Before the outbreak of the rebellion, when, like the other girls, I worked at the laundry work place, I knew that something was “cooking” at the camp. Years later I was still admiring the resourcefulness and wisdom of the masterminds and planners of the rebellion.  Without a lot of shootings, the rebels killed many Germans and Ukrainian soldiers. 

It is a pity that so few of us managed to stay alive to tell about the rebellion - and not because of wrong planning, but because of the living conditions that prevailed then, in occupied Poland.

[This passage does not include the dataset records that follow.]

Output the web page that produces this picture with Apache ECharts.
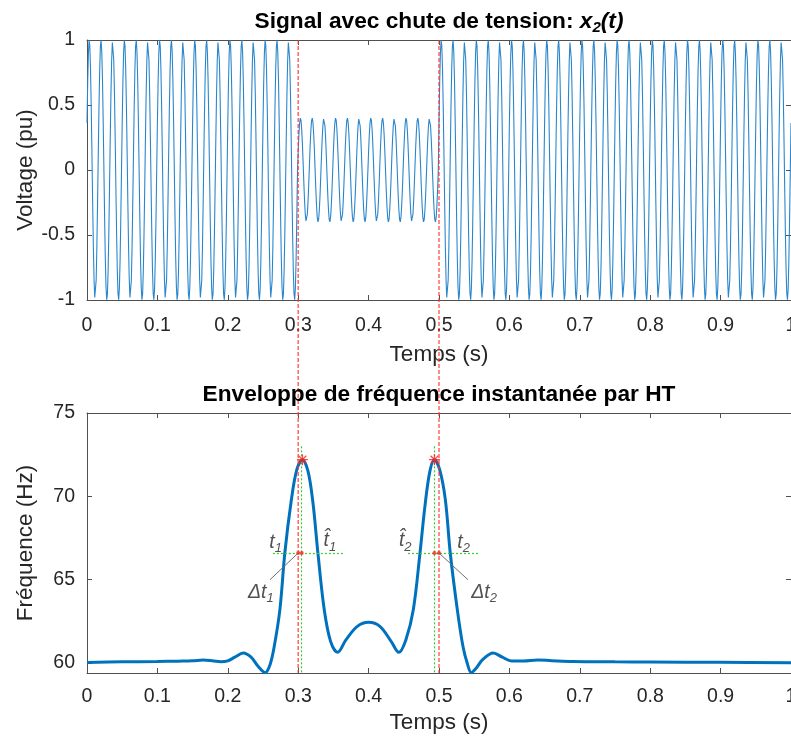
<!DOCTYPE html>
<html><head><meta charset="utf-8">
<script src="https://cdn.jsdelivr.net/npm/echarts@6/dist/echarts.min.js"></script>
<style>html,body{margin:0;padding:0;background:#fff}#c{width:791px;height:737px}</style>
</head><body><div id="c"></div>
<script>
// ---------------- DATA ----------------
const xTicks = [0, 0.1, 0.2, 0.3, 0.4, 0.5, 0.6, 0.7, 0.8, 0.9, 1];
const voltTicks = [-1, -0.5, 0, 0.5, 1];
const freqTicks = [60, 65, 70, 75];

// top signal: 60 Hz sine with a sag between 0.3 s and 0.5 s
const signalFreqHz = 60;
const signalPhaseRad = 0.37;
const segmentStart = [0, 0.3, 0.5];
const segmentEnd = [0.3, 0.5, 1.0001];
const segmentAmp = [1, 0.4, 1];
const sampleRate = 1000;

// bottom: instantaneous frequency envelope (Hz)
const envTime = [0, 0.05, 0.1, 0.13, 0.15, 0.165, 0.18, 0.19, 0.2, 0.21, 0.222, 0.233, 0.243, 0.253, 0.26, 0.266, 0.274, 0.281, 0.29, 0.298, 0.306, 0.314, 0.321, 0.328, 0.337, 0.346, 0.356, 0.368, 0.384, 0.4, 0.416, 0.432, 0.443, 0.453, 0.4635, 0.473, 0.48, 0.487, 0.4935, 0.501, 0.509, 0.516, 0.526, 0.534, 0.54, 0.546, 0.553, 0.562, 0.577, 0.59, 0.603, 0.62, 0.64, 0.66, 0.69, 0.75, 0.8, 0.9, 1.0];
const envFreq = [60.03, 60.07, 60.09, 60.11, 60.13, 60.18, 60.12, 60.08, 60.13, 60.35, 60.6, 60.35, 59.8, 59.42, 59.9, 61.0, 63.2, 66.6, 69.7, 71.6, 72.2, 71.5, 69.6, 66.6, 63.2, 61.3, 60.64, 61.4, 62.2, 62.44, 62.2, 61.3, 60.64, 61.4, 63.2, 66.6, 69.4, 71.5, 72.2, 71.6, 69.8, 66.6, 63.2, 61.0, 60.0, 59.42, 59.7, 60.2, 60.6, 60.35, 60.12, 60.12, 60.18, 60.14, 60.09, 60.07, 60.06, 60.04, 60.02];

const eventTime = [0.3, 0.5];          // red dashed lines (sag start / end)
const peakTime = [0.306, 0.4935];      // red asterisks
const peakFreq = [72.2, 72.2];
const halfLevel = 66.6;                // green horizontal level
const halfSpanStart = [0.264, 0.456];
const halfSpanEnd = [0.366, 0.557];
const greenTime = [0.305, 0.4935];
const greenTop = 73;
const dotTime = [0.3, 0.305, 0.4935, 0.5];
const leaderFrom = [[0.3, 66.6], [0.5, 66.6]];
const leaderTo = [[0.26, 65.0], [0.541, 65.0]];
const annText = ['{i|t}{s|1}', '{i|t\u0302}{s|1}', '{i|\u0394t}{s|1}', '{i|t\u0302}{s|2}', '{i|t}{s|2}', '{i|\u0394t}{s|2}'];
const annTime = [0.268, 0.345, 0.247, 0.452, 0.535, 0.564];
const annFreq = [67.3, 67.4, 64.3, 67.4, 67.3, 64.3];

// ---------------- BUILD ----------------
const signal = [];
for (let i = 0; i <= sampleRate; i++) {
  const t = i / sampleRate;
  let a = 1;
  for (let k = 0; k < segmentStart.length; k++) if (t >= segmentStart[k] && t < segmentEnd[k]) a = segmentAmp[k];
  signal.push([t, a * Math.sin(2 * Math.PI * signalFreqHz * t + signalPhaseRad)]);
}
const envData = envTime.map((t, i) => [t, envFreq[i]]);

const FONT = 'Liberation Sans';
const AX = '#505050', TXT = '#262626';

function xAxis(grid, pos, name, gap, margin) {
  return {
    type: 'value', gridIndex: grid, position: pos, min: 0, max: 1,
    name: pos === 'bottom' ? name : '', nameLocation: 'middle', nameGap: gap || 43,
    nameTextStyle: { fontFamily: FONT, fontSize: 22.5, color: TXT },
    axisLine: { show: true, onZero: false, lineStyle: { color: AX, width: 1 } },
    axisTick: { show: true, inside: true, length: 5, customValues: xTicks, lineStyle: { color: AX } },
    axisLabel: { show: pos === 'bottom', customValues: xTicks, margin: margin || 15, fontFamily: FONT, fontSize: 19.5, color: TXT },
    splitLine: { show: false }
  };
}
function yAxis(grid, pos, min, max, ticks, name) {
  return {
    type: 'value', gridIndex: grid, position: pos, min: min, max: max,
    name: pos === 'left' ? name : '', nameLocation: 'middle', nameGap: 50, nameMoveOverlap: false,
    nameTextStyle: { fontFamily: FONT, fontSize: 22.5, color: TXT },
    axisLine: { show: true, onZero: false, lineStyle: { color: AX, width: 1 } },
    axisTick: { show: true, inside: true, length: 5, customValues: ticks, lineStyle: { color: AX } },
    axisLabel: { show: pos === 'left', customValues: ticks, margin: 12, fontFamily: FONT, fontSize: 19.5, color: TXT },
    splitLine: { show: false }
  };
}

const chart = echarts.init(document.getElementById('c'), null, { renderer: 'canvas' });

const greenLines = [];
for (let k = 0; k < 2; k++) {
  greenLines.push([{ coord: [halfSpanStart[k], halfLevel] }, { coord: [halfSpanEnd[k], halfLevel] }]);
  greenLines.push([{ coord: [greenTime[k], greenTop] }, { coord: [greenTime[k], 59.4] }]);
}
const leaders = leaderFrom.map((p, k) => [{ coord: p }, { coord: leaderTo[k] }]);

const asterisk = 'path://M-0.7,-6L0.7,-6L0.7,6L-0.7,6Z M-6,-0.7L6,-0.7L6,0.7L-6,0.7Z M-4.7,-3.7L-3.7,-4.7L4.7,3.7L3.7,4.7Z M3.7,-4.7L4.7,-3.7L-3.7,4.7L-4.7,3.7Z';

chart.setOption({
  animation: false,
  backgroundColor: '#fff',
  grid: [
    { left: 87, right: 0, top: 40, height: 260, outerBoundsMode: 'none', containLabel: false },
    { left: 87, right: 0, top: 413, height: 260, outerBoundsMode: 'none', containLabel: false }
  ],
  xAxis: [xAxis(0, 'bottom', 'Temps (s)', 43, 16), xAxis(0, 'top'), xAxis(1, 'bottom', 'Temps (s)', 38, 14), xAxis(1, 'top')],
  yAxis: [yAxis(0, 'left', -1, 1, voltTicks, 'Voltage (pu)'), yAxis(0, 'right', -1, 1, voltTicks),
          yAxis(1, 'left', 59.4, 75, freqTicks, 'Fr\u00e9quence (Hz)'), yAxis(1, 'right', 59.4, 75, freqTicks)],
  series: [
    { type: 'line', xAxisIndex: 0, yAxisIndex: 0, data: signal, showSymbol: false, symbol: 'none',
      lineStyle: { color: '#2a86cc', width: 1.1 }, z: 2 },
    { type: 'line', xAxisIndex: 2, yAxisIndex: 2, data: [], symbol: 'none',
      markLine: { silent: true, symbol: 'none', label: { show: false },
        lineStyle: { color: '#33cc33', width: 1.2, type: [2, 2] }, data: greenLines }, z: 1 },
    { type: 'line', xAxisIndex: 2, yAxisIndex: 2, data: envData, showSymbol: false, symbol: 'none',
      smooth: 0.35, lineStyle: { color: '#0072BD', width: 3 }, z: 3 },
    { type: 'line', xAxisIndex: 2, yAxisIndex: 2, data: [], symbol: 'none',
      markLine: { silent: true, symbol: 'none', label: { show: false },
        lineStyle: { color: '#707070', width: 1, type: 'solid' }, data: leaders }, z: 4 },
    { type: 'scatter', xAxisIndex: 2, yAxisIndex: 2, data: dotTime.map(t => [t, halfLevel]),
      symbol: 'circle', symbolSize: 4, itemStyle: { color: '#ff2020' }, z: 6 },
    { type: 'scatter', xAxisIndex: 2, yAxisIndex: 2, data: peakTime.map((t, i) => [t, peakFreq[i]]),
      symbol: asterisk, symbolSize: 11, itemStyle: { color: '#ff1a1a' }, z: 7 },
    { type: 'scatter', xAxisIndex: 2, yAxisIndex: 2, data: annTime.map((t, i) => [t, annFreq[i], annText[i]]),
      symbolSize: 0, z: 8, silent: true,
      label: { show: true, position: 'inside', formatter: p => p.data[2],
        rich: {
          i: { fontFamily: FONT, fontStyle: 'italic', fontSize: 19.5, color: '#262626', lineHeight: 22, verticalAlign: 'bottom' },
          s: { fontFamily: FONT, fontStyle: 'italic', fontSize: 13, color: '#262626', lineHeight: 13, verticalAlign: 'bottom', padding: [0, 0, -3, 0] }
        } } }
  ]
});

// red dashed lines spanning both plots + titles, positioned through the library's scales
const gfx = [];
eventTime.forEach(t => {
  const p1 = chart.convertToPixel({ gridIndex: 0 }, [t, 1]);
  const p2 = chart.convertToPixel({ gridIndex: 1 }, [t, 59.4]);
  gfx.push({ type: 'line', z: 100, silent: true,
    shape: { x1: p1[0], y1: p1[1], x2: p2[0], y2: p2[1] },
    style: { stroke: 'rgba(255,50,50,0.75)', lineWidth: 1.5, lineDash: [4, 2] } });
});
const c0 = chart.convertToPixel({ gridIndex: 0 }, [0.5, 1]);
const c1 = chart.convertToPixel({ gridIndex: 1 }, [0.5, 75]);
const titleRich = {
  b: { fontFamily: FONT, fontWeight: 'bold', fontSize: 22.7, fill: '#000', lineHeight: 27, verticalAlign: 'bottom' },
  bi: { fontFamily: FONT, fontWeight: 'bold', fontStyle: 'italic', fontSize: 22.7, fill: '#000', lineHeight: 27, verticalAlign: 'bottom' },
  bs: { fontFamily: FONT, fontWeight: 'bold', fontStyle: 'italic', fontSize: 15, fill: '#000', lineHeight: 15, verticalAlign: 'bottom', padding: [0, 0, -2, 0] }
};
gfx.push({ type: 'text', x: c0[0], y: c0[1] - 7, z: 100,
  style: { text: '{b|Signal avec chute de tension: }{bi|x}{bs|2}{bi|(t)}', rich: titleRich, align: 'center', verticalAlign: 'bottom' } });
gfx.push({ type: 'text', x: c1[0], y: c1[1] - 7, z: 100,
  style: { text: '{b|Enveloppe de fr\u00e9quence instantan\u00e9e par HT}', rich: titleRich, align: 'center', verticalAlign: 'bottom' } });
chart.setOption({ graphic: gfx });
</script>
</body></html>
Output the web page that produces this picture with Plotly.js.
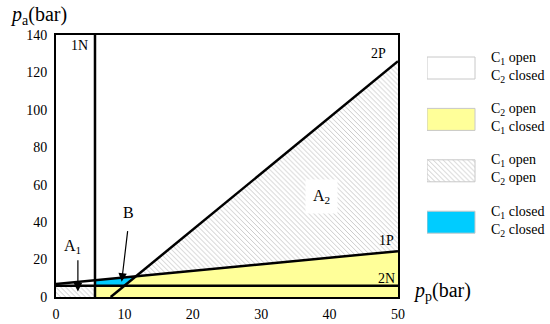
<!DOCTYPE html>
<html>
<head>
<meta charset="utf-8">
<script src="https://cdn.plot.ly/plotly-3.0.1.min.js"></script>
<style>
  html, body { margin: 0; padding: 0; background: #fff; }
  #plot { width: 550px; height: 324px; }
</style>
</head>
<body>
<div id="plot"></div>
<script>
// boundary lines (pp in bar, pa in bar)
const pp1N = [5.7, 5.7], pa1N = [0, 140];
const pp2N = [0, 50],    pa2N = [6, 6];
const pp1P = [0, 50],    pa1P = [7, 24.5];
const pp2P = [8, 50],    pa2P = [0, 126];

const xTicks = [0, 10, 20, 30, 40, 50];
const yTicks = [0, 20, 40, 60, 80, 100, 120, 140];

// legend entries
const legendLabels = [
  'C<sub>1</sub> open<br>C<sub>2</sub> closed',
  'C<sub>2</sub> open<br>C<sub>1</sub> closed',
  'C<sub>1</sub> open<br>C<sub>2</sub> open',
  'C<sub>1</sub> closed<br>C<sub>2</sub> closed'
];
const legendFills = ['white', '#FFFF99', 'hatch', '#00CCFF'];

const YELLOW = '#FFFF99', BLUE = '#00CCFF';
const serif = 'Liberation Serif, Times New Roman, serif';

// helpers for lines
function lineAt(xs, ys, x) {
  return ys[0] + (ys[1] - ys[0]) * (x - xs[0]) / (xs[1] - xs[0]);
}
function xAt(xs, ys, y) {
  return xs[0] + (xs[1] - xs[0]) * (y - ys[0]) / (ys[1] - ys[0]);
}
// intersection 1P / 2P
const k1 = (pa1P[1] - pa1P[0]) / (pp1P[1] - pp1P[0]);
const k2 = (pa2P[1] - pa2P[0]) / (pp2P[1] - pp2P[0]);
const xi = (pa1P[0] - pa2P[0] + k2 * pp2P[0] - k1 * pp1P[0]) / (k2 - k1);
const yi = lineAt(pp1P, pa1P, xi);

const xN = pp1N[0], yN = pa2N[0], xEnd = pp1P[1];
const x2Pat2N = xAt(pp2P, pa2P, yN);

const hatch = { shape: '\\', size: 3.5, fgcolor: '#b4b4b4', bgcolor: 'white', solidity: 0.2 };

function region(x, y, color) {
  const t = { x: x, y: y, type: 'scatter', mode: 'lines', fill: 'toself',
    line: { width: 0 }, hoverinfo: 'skip', showlegend: false };
  if (color === 'hatch') { t.fillcolor = 'white'; t.fillpattern = hatch; }
  else t.fillcolor = color;
  return t;
}
function boundary(x, y) {
  return { x: x, y: y, type: 'scatter', mode: 'lines',
    line: { color: 'black', width: 2.5 }, hoverinfo: 'skip', showlegend: false };
}

const traces = [
  region([xN, xEnd, xEnd, xi, x2Pat2N, xN], [0, 0, lineAt(pp1P, pa1P, xEnd), yi, yN, yN], YELLOW),
  region([xN, x2Pat2N, xi, xN], [yN, yN, yi, lineAt(pp1P, pa1P, xN)], BLUE),
  region([xi, pp2P[1], xEnd], [yi, pa2P[1], lineAt(pp1P, pa1P, xEnd)], 'hatch'),
  region([0, xN, xN, 0], [0, 0, yN, yN], 'hatch'),
  boundary(pp1N, pa1N),
  boundary(pp2N, pa2N),
  boundary(pp1P, pa1P),
  boundary(pp2P, pa2P)
];

// legend swatches on a hidden axis measured in pixels
const swW = 48, swH = 22, swTop = 240, swStep = 51.4;
legendFills.forEach((f, i) => {
  const top = swTop - i * swStep, bot = top - swH;
  const t = region([0, swW, swW, 0, 0], [bot, bot, top, top, bot], f);
  t.xaxis = 'x2'; t.yaxis = 'y2';
  t.mode = 'lines';
  t.line = { color: '#c8c8c8', width: 1 };
  traces.push(t);
});

const annotations = [
  { x: 3.5, y: 134.5, text: '1N' },
  { x: 47.2, y: 130, text: '2P' },
  { x: 48.3, y: 30, text: '1P' },
  { x: 48.3, y: 9.8, text: '2N' },
  { x: 38.8, y: 53.5, text: 'A<sub>2</sub>', bgcolor: 'white', borderpad: 7, size: 16 },
  { x: 2.4, y: 27, text: 'A<sub>1</sub>', size: 16 },
  { x: 10.6, y: 45, text: 'B', size: 16 }
].map(a => ({
  x: a.x, y: a.y, xref: 'x', yref: 'y', text: a.text, showarrow: false,
  font: { family: serif, size: a.size || 14, color: 'black' },
  bgcolor: a.bgcolor, borderpad: a.borderpad || 0
}));

// arrows
annotations.push(
  { x: 3.2, y: 3.0, ax: 3.2, ay: 20.5, xref: 'x', yref: 'y', axref: 'x', ayref: 'y',
    text: '', showarrow: true, arrowhead: 2, arrowsize: 1.4, arrowwidth: 1.2, arrowcolor: 'black' },
  { x: 9.6, y: 8.2, ax: 10.5, ay: 36, xref: 'x', yref: 'y', axref: 'x', ayref: 'y',
    text: '', showarrow: true, arrowhead: 2, arrowsize: 1.4, arrowwidth: 1.2, arrowcolor: 'black' }
);

// axis titles
annotations.push(
  { xref: 'paper', yref: 'paper', x: -0.099, y: 1.073, xanchor: 'left', yanchor: 'middle',
    text: '<i>p</i><sub>a</sub>(bar)', showarrow: false,
    font: { family: serif, size: 20, color: 'black' } },
  { xref: 'paper', yref: 'paper', x: 0.734, y: 0.02, xanchor: 'left', yanchor: 'middle',
    text: '<i>p</i><sub>p</sub>(bar)', showarrow: false,
    font: { family: serif, size: 20, color: 'black' } }
);

// legend text
legendLabels.forEach((lab, i) => {
  annotations.push({
    xref: 'x2', yref: 'y2', x: 62, y: swTop - i * swStep - swH / 2 + 1,
    xanchor: 'left', yanchor: 'middle', align: 'left', showarrow: false, text: lab,
    font: { family: serif, size: 14, color: 'black' }
  });
});

const layout = {
  width: 550, height: 324,
  margin: { l: 56, r: 10, t: 35, b: 27 },
  paper_bgcolor: 'white', plot_bgcolor: 'white',
  showlegend: false,
  font: { family: serif, size: 14, color: 'black' },
  xaxis: {
    domain: [0, 342 / 484], range: [0, 50], tickvals: xTicks, ticktext: xTicks.map(String),
    showgrid: false, zeroline: false, showline: true, mirror: true, linecolor: 'black', linewidth: 2,
    ticks: '', ticklabelstandoff: 3, tickfont: { family: serif, size: 14 }
  },
  yaxis: {
    range: [0, 140], tickvals: yTicks, ticktext: yTicks.map(String),
    showgrid: false, zeroline: false, showline: true, mirror: true, linecolor: 'black', linewidth: 2,
    ticks: '', ticklabelstandoff: 4, tickfont: { family: serif, size: 14 }
  },
  xaxis2: { domain: [371 / 484, 1], range: [0, 113], visible: false, anchor: 'y2' },
  yaxis2: { domain: [0, 1], range: [0, 262], visible: false, anchor: 'x2' },
  annotations: annotations
};

Plotly.newPlot('plot', traces, layout, { displayModeBar: false, staticPlot: true });
</script>
</body>
</html>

Those of us who managed to run away from the camp realized that it was not so easy to survive in the forest. While running in the forest, in the darkness of the night, I met one of the camp survivors, and later another one who were nicknamed “Radio” in Sobibor, for he was installing the speaker for the Germans to voice their commands during 
'Appell' (roll-call). The three of us ran not knowing where we were, and where we were heading. Deep in the forest we found an empty foresters’ cabin. Later we realized that the Partisans killed the forester who stayed there because of his cooperation with the enemy. There we found a supply of potatoes in sacks. It was a real treasure! At night we lit a bonfire to roast them.  Then we climbed up on an old ladder to the attic, taking the potatoes upstairs, so that we could sleep peacefully. It was an ideal hiding place.

But, our happy days did not last long. One morning we heard voices of people speaking in German. We thought they would search the cabin, and that our end had come. But, the voices grew weaker and the people on their horses, left.
However, we were afraid that they will come back to the cabin, so we decided to leave. It was freezing cold in the forest, and it constantly rained. We approached one of the villages and we tried to steal a couple of old sacks to be used as blankets. We were exhausted and weak from hunger because our only food was uncooked potatoes.

One night we noticed three sparks flickering – they were three alighted cigarettes. The three men slowly approaching us, and than voices calling in German:

“Halt! Stehen Bleiben!” (Stop! Stand where you are!). They approached us, and than we saw that instead of guns in their hands, they have spades. When they saw us, they started laughing – they thought we were a bunch of robbers who were wondering around the forests. They pretended to be Germans, just to frighten us. As a matter of fact, they were Soviet prisoners of war, who escaped the labor camp near Che˙m.

Indeed, we were lucky to run into them. They were very brave men that feared nothing, and as long as we hang out with them, we were not hungry; they killed animals and birds with their spades as if they were guns and one day they even brought us a piglet

We were wondering in the forest with them looking for a camp of Partisans. Eventually we found them, and I joined the famous Partisan Brigade called: The Prokupyuk Brigade. At first, they imposed some difficult assignments, in order for them to determine our courage and devotion. Only then did we get regular warfare duty.

During the course of my service at the Partisans Brigade, I won two medals: “The bravery” medal and the “Red Star” medal, and five decorations for participating in combats: the first one I received on October 1, 1944 for my participation in the combat in the Carpathian mountains, the second one – on November 26,1944, for my participation in the combat on Michalovce Humenne, the third decoration I received on January 20, 1945 for participating in the combat for conquering the cities of Preshov and Kosice, the fourth one for the conquering of Moravska Ostrava and the fifth decoration I received on May 8, 1945 – the day of signing the cease fire treaty and for my participating in the last combats of World War II.

In Czechoslovakia I met my future husband, who then served in General Svoboda’s army. We both immigrated to Israel, and now, I am a mother of three children, but, I will never be able to forget Sobibor.

________

The testimony was taken by Miriam Novitch in Gedera, Israel, in 1968.